Data segment -
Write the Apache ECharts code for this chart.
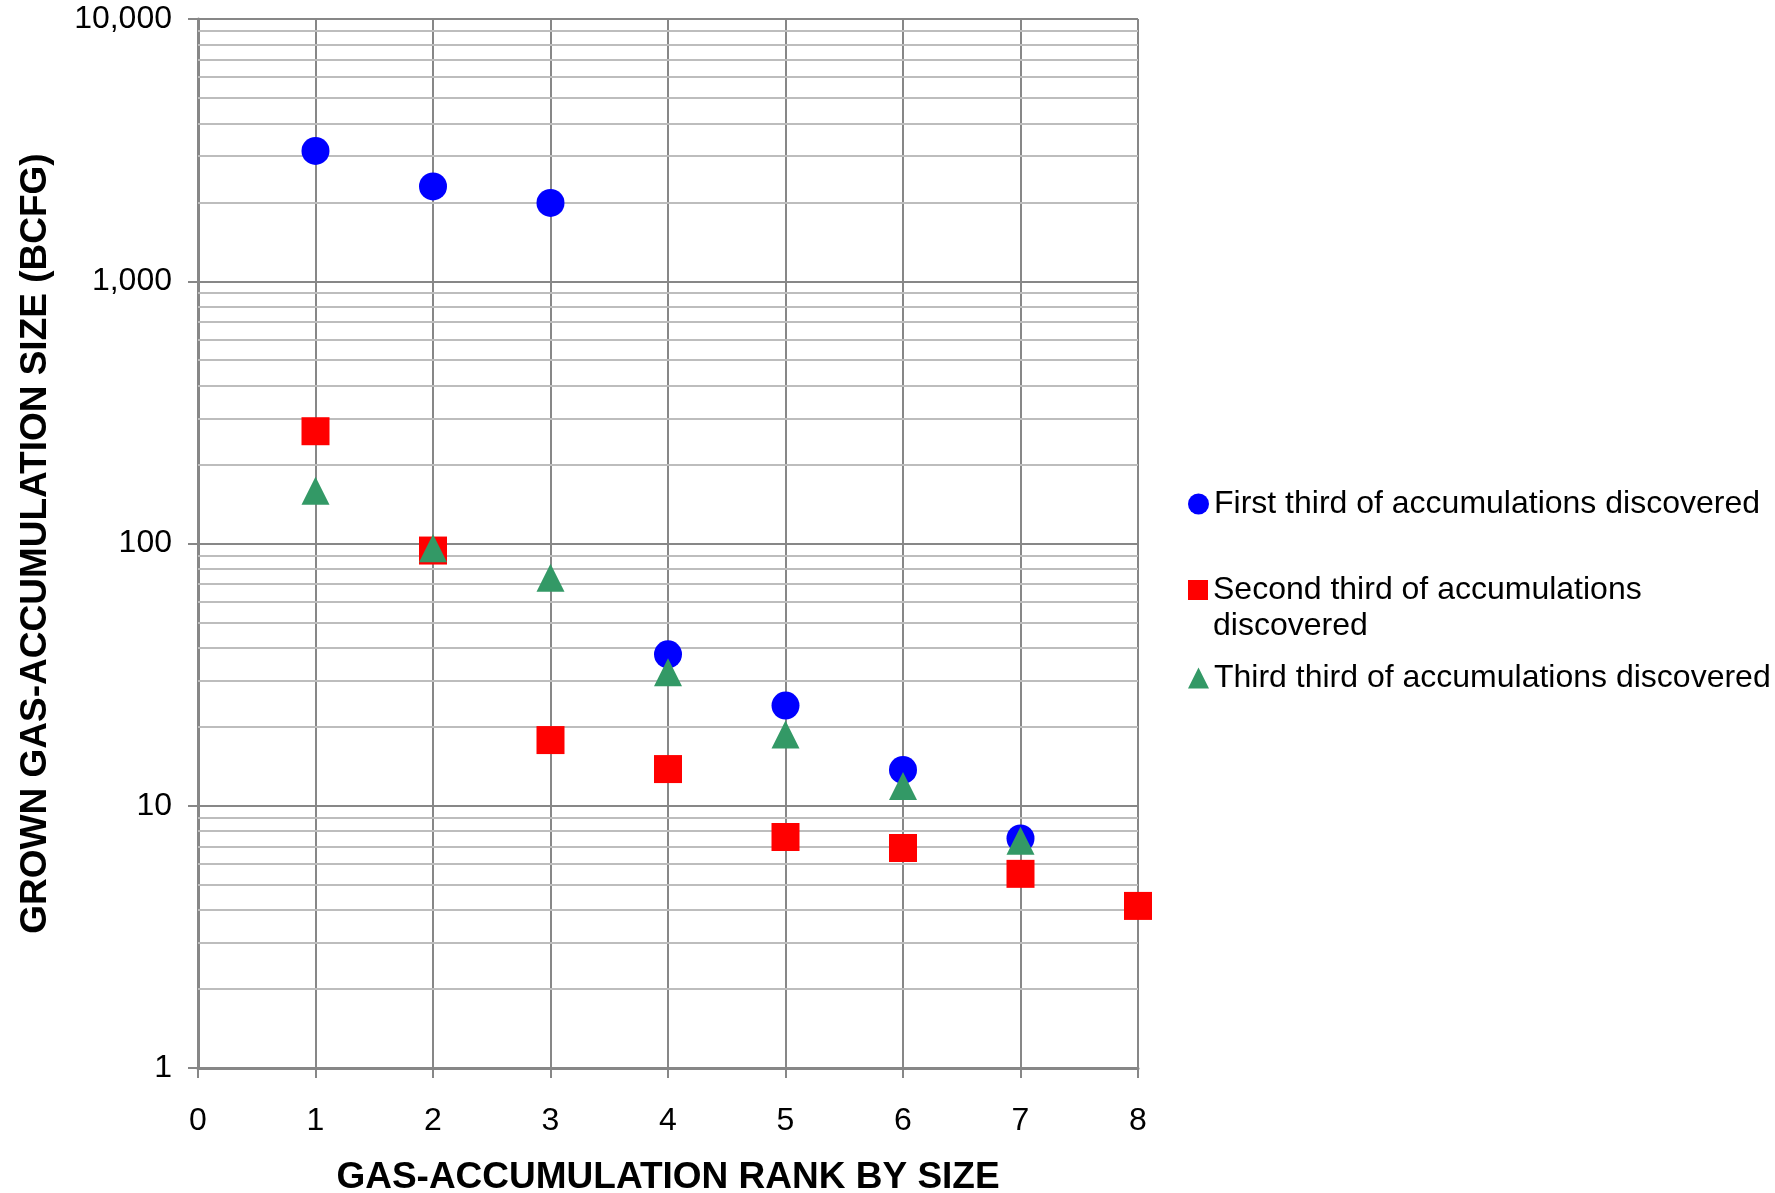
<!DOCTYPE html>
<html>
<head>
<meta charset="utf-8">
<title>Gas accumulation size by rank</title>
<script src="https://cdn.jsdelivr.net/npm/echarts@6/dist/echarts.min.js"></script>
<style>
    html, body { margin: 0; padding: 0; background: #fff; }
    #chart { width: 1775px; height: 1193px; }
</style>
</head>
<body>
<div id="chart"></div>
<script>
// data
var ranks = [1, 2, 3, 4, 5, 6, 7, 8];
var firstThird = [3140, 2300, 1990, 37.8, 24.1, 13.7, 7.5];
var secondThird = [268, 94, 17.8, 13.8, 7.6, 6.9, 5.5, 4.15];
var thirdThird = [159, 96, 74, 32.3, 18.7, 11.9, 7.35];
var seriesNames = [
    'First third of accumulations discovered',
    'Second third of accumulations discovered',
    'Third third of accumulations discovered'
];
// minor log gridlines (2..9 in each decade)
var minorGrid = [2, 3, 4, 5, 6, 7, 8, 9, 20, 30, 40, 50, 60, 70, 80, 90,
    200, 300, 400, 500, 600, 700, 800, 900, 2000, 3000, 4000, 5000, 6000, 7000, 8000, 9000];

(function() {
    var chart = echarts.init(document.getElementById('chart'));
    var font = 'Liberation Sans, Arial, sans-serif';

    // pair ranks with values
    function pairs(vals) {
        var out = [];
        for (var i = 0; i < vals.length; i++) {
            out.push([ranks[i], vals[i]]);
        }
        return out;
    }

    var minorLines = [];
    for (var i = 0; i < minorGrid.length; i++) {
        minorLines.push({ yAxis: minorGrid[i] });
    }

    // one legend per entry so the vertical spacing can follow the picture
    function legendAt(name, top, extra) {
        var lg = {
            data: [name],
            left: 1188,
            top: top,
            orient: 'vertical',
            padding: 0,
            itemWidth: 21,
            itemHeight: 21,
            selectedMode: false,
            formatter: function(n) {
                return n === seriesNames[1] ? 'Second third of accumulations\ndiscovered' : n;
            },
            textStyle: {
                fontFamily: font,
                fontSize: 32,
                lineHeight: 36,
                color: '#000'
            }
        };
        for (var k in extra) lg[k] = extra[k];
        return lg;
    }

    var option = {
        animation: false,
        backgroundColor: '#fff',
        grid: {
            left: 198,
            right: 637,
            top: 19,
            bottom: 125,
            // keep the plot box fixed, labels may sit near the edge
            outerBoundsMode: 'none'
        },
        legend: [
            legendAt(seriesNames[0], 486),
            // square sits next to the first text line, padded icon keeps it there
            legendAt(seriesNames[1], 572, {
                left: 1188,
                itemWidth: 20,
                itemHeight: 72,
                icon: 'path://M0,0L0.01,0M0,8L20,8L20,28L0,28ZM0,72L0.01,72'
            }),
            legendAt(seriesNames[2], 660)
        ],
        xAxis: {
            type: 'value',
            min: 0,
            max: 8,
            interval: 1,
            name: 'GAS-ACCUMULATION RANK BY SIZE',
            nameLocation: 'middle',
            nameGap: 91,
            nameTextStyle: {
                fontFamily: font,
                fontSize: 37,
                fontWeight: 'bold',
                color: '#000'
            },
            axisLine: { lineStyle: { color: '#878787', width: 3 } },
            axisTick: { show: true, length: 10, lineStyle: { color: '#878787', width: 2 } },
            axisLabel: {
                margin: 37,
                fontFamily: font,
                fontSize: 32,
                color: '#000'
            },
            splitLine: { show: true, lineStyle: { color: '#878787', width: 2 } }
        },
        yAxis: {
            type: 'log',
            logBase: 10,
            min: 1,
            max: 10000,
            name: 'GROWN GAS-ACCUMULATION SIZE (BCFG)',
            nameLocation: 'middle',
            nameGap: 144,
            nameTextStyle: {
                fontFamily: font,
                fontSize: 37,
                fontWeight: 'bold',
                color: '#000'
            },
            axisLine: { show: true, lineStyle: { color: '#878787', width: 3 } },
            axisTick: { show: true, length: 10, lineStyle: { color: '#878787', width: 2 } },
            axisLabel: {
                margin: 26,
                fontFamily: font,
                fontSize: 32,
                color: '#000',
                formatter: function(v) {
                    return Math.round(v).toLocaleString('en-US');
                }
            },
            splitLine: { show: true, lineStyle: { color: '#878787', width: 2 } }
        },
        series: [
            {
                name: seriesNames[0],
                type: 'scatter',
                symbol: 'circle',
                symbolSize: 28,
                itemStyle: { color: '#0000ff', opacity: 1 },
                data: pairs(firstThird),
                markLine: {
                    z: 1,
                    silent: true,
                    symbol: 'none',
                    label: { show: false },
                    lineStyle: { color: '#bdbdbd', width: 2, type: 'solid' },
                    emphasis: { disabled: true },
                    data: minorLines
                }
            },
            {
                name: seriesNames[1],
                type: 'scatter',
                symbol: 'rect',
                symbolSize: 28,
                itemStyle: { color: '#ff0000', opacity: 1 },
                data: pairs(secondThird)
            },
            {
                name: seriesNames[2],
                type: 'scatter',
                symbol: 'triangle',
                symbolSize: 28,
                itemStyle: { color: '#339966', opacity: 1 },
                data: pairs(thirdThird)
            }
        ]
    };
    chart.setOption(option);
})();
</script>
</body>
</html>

Work to do - Copy out the whole listing exactly, and don't carry over any pictures.

Right answer -
Write the Apache ECharts code for this chart.
<!DOCTYPE html>
<html>
<head>
<meta charset="utf-8">
<title>Gas accumulation size by rank</title>
<script src="https://cdn.jsdelivr.net/npm/echarts@6/dist/echarts.min.js"></script>
<style>
    html, body { margin: 0; padding: 0; background: #fff; }
    #chart { width: 1775px; height: 1193px; }
</style>
</head>
<body>
<div id="chart"></div>
<script>
// data
var ranks = [1, 2, 3, 4, 5, 6, 7, 8];
var firstThird = [3140, 2300, 1990, 37.8, 24.1, 13.7, 7.5];
var secondThird = [268, 94, 17.8, 13.8, 7.6, 6.9, 5.5, 4.15];
var thirdThird = [159, 96, 74, 32.3, 18.7, 11.9, 7.35];
var seriesNames = [
    'First third of accumulations discovered',
    'Second third of accumulations discovered',
    'Third third of accumulations discovered'
];
// minor log gridlines (2..9 in each decade)
var minorGrid = [2, 3, 4, 5, 6, 7, 8, 9, 20, 30, 40, 50, 60, 70, 80, 90,
    200, 300, 400, 500, 600, 700, 800, 900, 2000, 3000, 4000, 5000, 6000, 7000, 8000, 9000];

(function() {
    var chart = echarts.init(document.getElementById('chart'));
    var font = 'Liberation Sans, Arial, sans-serif';

    // pair ranks with values
    function pairs(vals) {
        var out = [];
        for (var i = 0; i < vals.length; i++) {
            out.push([ranks[i], vals[i]]);
        }
        return out;
    }

    var minorLines = [];
    for (var i = 0; i < minorGrid.length; i++) {
        minorLines.push({ yAxis: minorGrid[i] });
    }

    // one legend per entry so the vertical spacing can follow the picture
    function legendAt(name, top, extra) {
        var lg = {
            data: [name],
            left: 1188,
            top: top,
            orient: 'vertical',
            padding: 0,
            itemWidth: 21,
            itemHeight: 21,
            selectedMode: false,
            formatter: function(n) {
                return n === seriesNames[1] ? 'Second third of accumulations\ndiscovered' : n;
            },
            textStyle: {
                fontFamily: font,
                fontSize: 32,
                lineHeight: 36,
                color: '#000'
            }
        };
        for (var k in extra) lg[k] = extra[k];
        return lg;
    }

    var option = {
        animation: false,
        backgroundColor: '#fff',
        grid: {
            left: 198,
            right: 637,
            top: 19,
            bottom: 125,
            // keep the plot box fixed, labels may sit near the edge
            outerBoundsMode: 'none'
        },
        legend: [
            legendAt(seriesNames[0], 486),
            // square sits next to the first text line, padded icon keeps it there
            legendAt(seriesNames[1], 572, {
                left: 1188,
                itemWidth: 20,
                itemHeight: 72,
                icon: 'path://M0,0L0.01,0M0,8L20,8L20,28L0,28ZM0,72L0.01,72'
            }),
            legendAt(seriesNames[2], 660)
        ],
        xAxis: {
            type: 'value',
            min: 0,
            max: 8,
            interval: 1,
            name: 'GAS-ACCUMULATION RANK BY SIZE',
            nameLocation: 'middle',
            nameGap: 91,
            nameTextStyle: {
                fontFamily: font,
                fontSize: 37,
                fontWeight: 'bold',
                color: '#000'
            },
            axisLine: { lineStyle: { color: '#878787', width: 3 } },
            axisTick: { show: true, length: 10, lineStyle: { color: '#878787', width: 2 } },
            axisLabel: {
                margin: 37,
                fontFamily: font,
                fontSize: 32,
                color: '#000'
            },
            splitLine: { show: true, lineStyle: { color: '#878787', width: 2 } }
        },
        yAxis: {
            type: 'log',
            logBase: 10,
            min: 1,
            max: 10000,
            name: 'GROWN GAS-ACCUMULATION SIZE (BCFG)',
            nameLocation: 'middle',
            nameGap: 144,
            nameTextStyle: {
                fontFamily: font,
                fontSize: 37,
                fontWeight: 'bold',
                color: '#000'
            },
            axisLine: { show: true, lineStyle: { color: '#878787', width: 3 } },
            axisTick: { show: true, length: 10, lineStyle: { color: '#878787', width: 2 } },
            axisLabel: {
                margin: 26,
                fontFamily: font,
                fontSize: 32,
                color: '#000',
                formatter: function(v) {
                    return Math.round(v).toLocaleString('en-US');
                }
            },
            splitLine: { show: true, lineStyle: { color: '#878787', width: 2 } }
        },
        series: [
            {
                name: seriesNames[0],
                type: 'scatter',
                symbol: 'circle',
                symbolSize: 28,
                itemStyle: { color: '#0000ff', opacity: 1 },
                data: pairs(firstThird),
                markLine: {
                    z: 1,
                    silent: true,
                    symbol: 'none',
                    label: { show: false },
                    lineStyle: { color: '#bdbdbd', width: 2, type: 'solid' },
                    emphasis: { disabled: true },
                    data: minorLines
                }
            },
            {
                name: seriesNames[1],
                type: 'scatter',
                symbol: 'rect',
                symbolSize: 28,
                itemStyle: { color: '#ff0000', opacity: 1 },
                data: pairs(secondThird)
            },
            {
                name: seriesNames[2],
                type: 'scatter',
                symbol: 'triangle',
                symbolSize: 28,
                itemStyle: { color: '#339966', opacity: 1 },
                data: pairs(thirdThird)
            }
        ]
    };
    chart.setOption(option);
})();
</script>
</body>
</html>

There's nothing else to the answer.